_Supplied material_

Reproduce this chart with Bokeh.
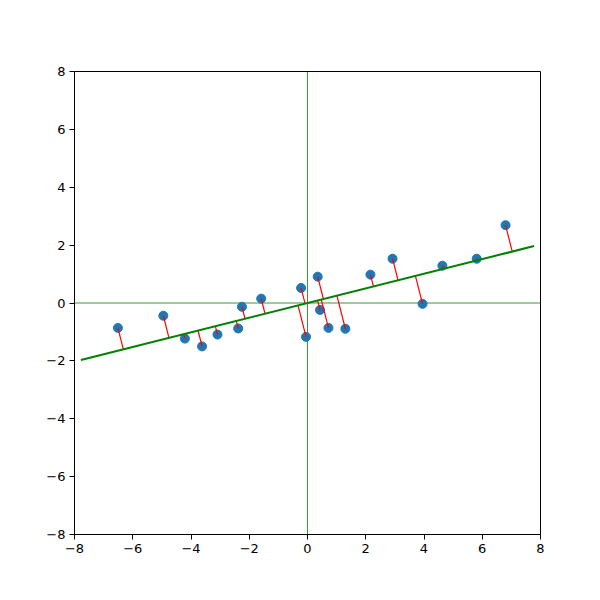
from bokeh.models import ColumnDataSource, FixedTicker, Range1d
from bokeh.plotting import figure
from bokeh.embed import file_html
from bokeh.resources import INLINE
import numpy as np

# points
xs = [-6.51, -4.95, -4.21, -3.62, -3.09, -2.38, -2.25, -1.59, -0.22, -0.05,
      0.35, 0.43, 0.72, 1.30, 2.16, 2.92, 3.95, 4.63, 5.81, 6.80]
ys = [-0.86, -0.44, -1.23, -1.50, -1.09, -0.88, -0.13, 0.15, 0.52, -1.17,
      0.91, -0.24, -0.86, -0.89, 0.98, 1.53, -0.03, 1.29, 1.53, 2.69]

# fitted line through origin
slope = 0.253
line_x = [-7.78, 7.78]
lim = 8
ticks = [-8, -6, -4, -2, 0, 2, 4, 6, 8]
tick_labels = {t: str(t).replace("-", "\u2212") for t in ticks}

x = np.array(xs)
y = np.array(ys)
d = np.array([1.0, slope]) / np.hypot(1.0, slope)
t = x * d[0] + y * d[1]
px = t * d[0]
py = t * d[1]

p = figure(frame_width=466, frame_height=463, min_border_left=74, min_border_top=71,
           min_border_right=40, min_border_bottom=50,
           x_range=Range1d(-lim, lim), y_range=Range1d(-lim, lim),
           output_backend="svg", toolbar_location=None)

p.xgrid.visible = False
p.ygrid.visible = False
p.outline_line_color = "black"
p.outline_line_width = 1
p.outline_line_alpha = 1

for ax in (p.xaxis, p.yaxis):
    ax.ticker = FixedTicker(ticks=ticks)
    ax.major_label_overrides = tick_labels
    ax.minor_tick_line_color = None
    ax.major_tick_in = 0
    ax.major_tick_out = 5
    ax.axis_line_color = None
    ax.major_label_text_font = "DejaVu Sans"
    ax.major_label_text_font_size = "13px"
    ax.major_label_text_color = "black"
    ax.major_tick_line_color = "black"
p.xaxis.major_label_standoff = 4
p.yaxis.major_label_standoff = 4

# zero lines across the whole frame
p.segment(x0=[-lim, 0], y0=[0, -lim], x1=[lim, 0], y1=[0, lim],
          line_color="green", line_width=0.8)

src = ColumnDataSource(data=dict(x=x, y=y, px=px, py=py))
p.scatter("x", "y", source=src, size=9, color="#1f77b4")
p.segment("x", "y", "px", "py", source=src, line_color="red", line_width=1.2)
p.line(line_x, [slope * v for v in line_x], line_color="green", line_width=2)

open("out.html", "w").write(file_html(p, INLINE))
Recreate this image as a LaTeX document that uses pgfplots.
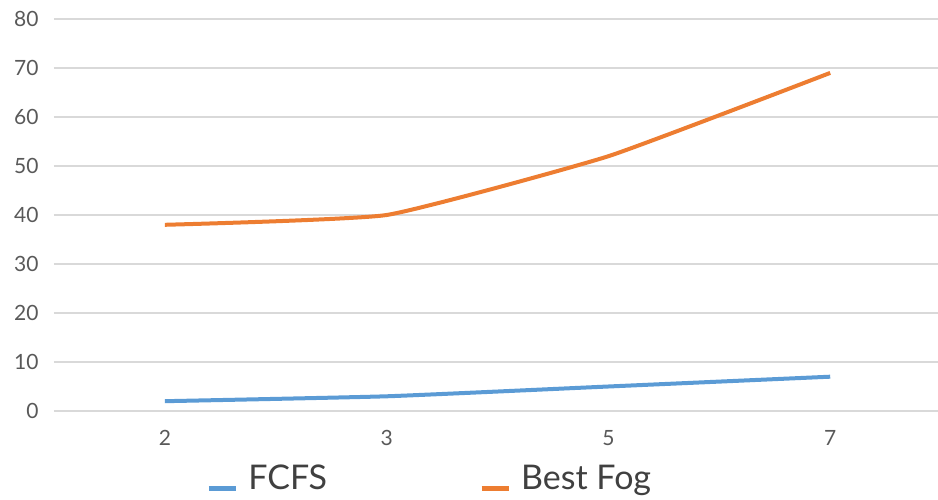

_Task to carry out_
Return all the entries word for word, but omit any pictures they contain.

_Answer to the task_
Reproduce this chart with Bokeh.
from bokeh.models import ColumnDataSource, FixedTicker, Range1d
from bokeh.plotting import figure
from bokeh.embed import file_html
from bokeh.resources import INLINE
import numpy as np

# points
xs = [-6.51, -4.95, -4.21, -3.62, -3.09, -2.38, -2.25, -1.59, -0.22, -0.05,
      0.35, 0.43, 0.72, 1.30, 2.16, 2.92, 3.95, 4.63, 5.81, 6.80]
ys = [-0.86, -0.44, -1.23, -1.50, -1.09, -0.88, -0.13, 0.15, 0.52, -1.17,
      0.91, -0.24, -0.86, -0.89, 0.98, 1.53, -0.03, 1.29, 1.53, 2.69]

# fitted line through origin
slope = 0.253
line_x = [-7.78, 7.78]
lim = 8
ticks = [-8, -6, -4, -2, 0, 2, 4, 6, 8]
tick_labels = {t: str(t).replace("-", "\u2212") for t in ticks}

x = np.array(xs)
y = np.array(ys)
d = np.array([1.0, slope]) / np.hypot(1.0, slope)
t = x * d[0] + y * d[1]
px = t * d[0]
py = t * d[1]

p = figure(frame_width=466, frame_height=463, min_border_left=74, min_border_top=71,
           min_border_right=40, min_border_bottom=50,
           x_range=Range1d(-lim, lim), y_range=Range1d(-lim, lim),
           output_backend="svg", toolbar_location=None)

p.xgrid.visible = False
p.ygrid.visible = False
p.outline_line_color = "black"
p.outline_line_width = 1
p.outline_line_alpha = 1

for ax in (p.xaxis, p.yaxis):
    ax.ticker = FixedTicker(ticks=ticks)
    ax.major_label_overrides = tick_labels
    ax.minor_tick_line_color = None
    ax.major_tick_in = 0
    ax.major_tick_out = 5
    ax.axis_line_color = None
    ax.major_label_text_font = "DejaVu Sans"
    ax.major_label_text_font_size = "13px"
    ax.major_label_text_color = "black"
    ax.major_tick_line_color = "black"
p.xaxis.major_label_standoff = 4
p.yaxis.major_label_standoff = 4

# zero lines across the whole frame
p.segment(x0=[-lim, 0], y0=[0, -lim], x1=[lim, 0], y1=[0, lim],
          line_color="green", line_width=0.8)

src = ColumnDataSource(data=dict(x=x, y=y, px=px, py=py))
p.scatter("x", "y", source=src, size=9, color="#1f77b4")
p.segment("x", "y", "px", "py", source=src, line_color="red", line_width=1.2)
p.line(line_x, [slope * v for v in line_x], line_color="green", line_width=2)

open("out.html", "w").write(file_html(p, INLINE))
Recreate this image as a LaTeX document that uses pgfplots.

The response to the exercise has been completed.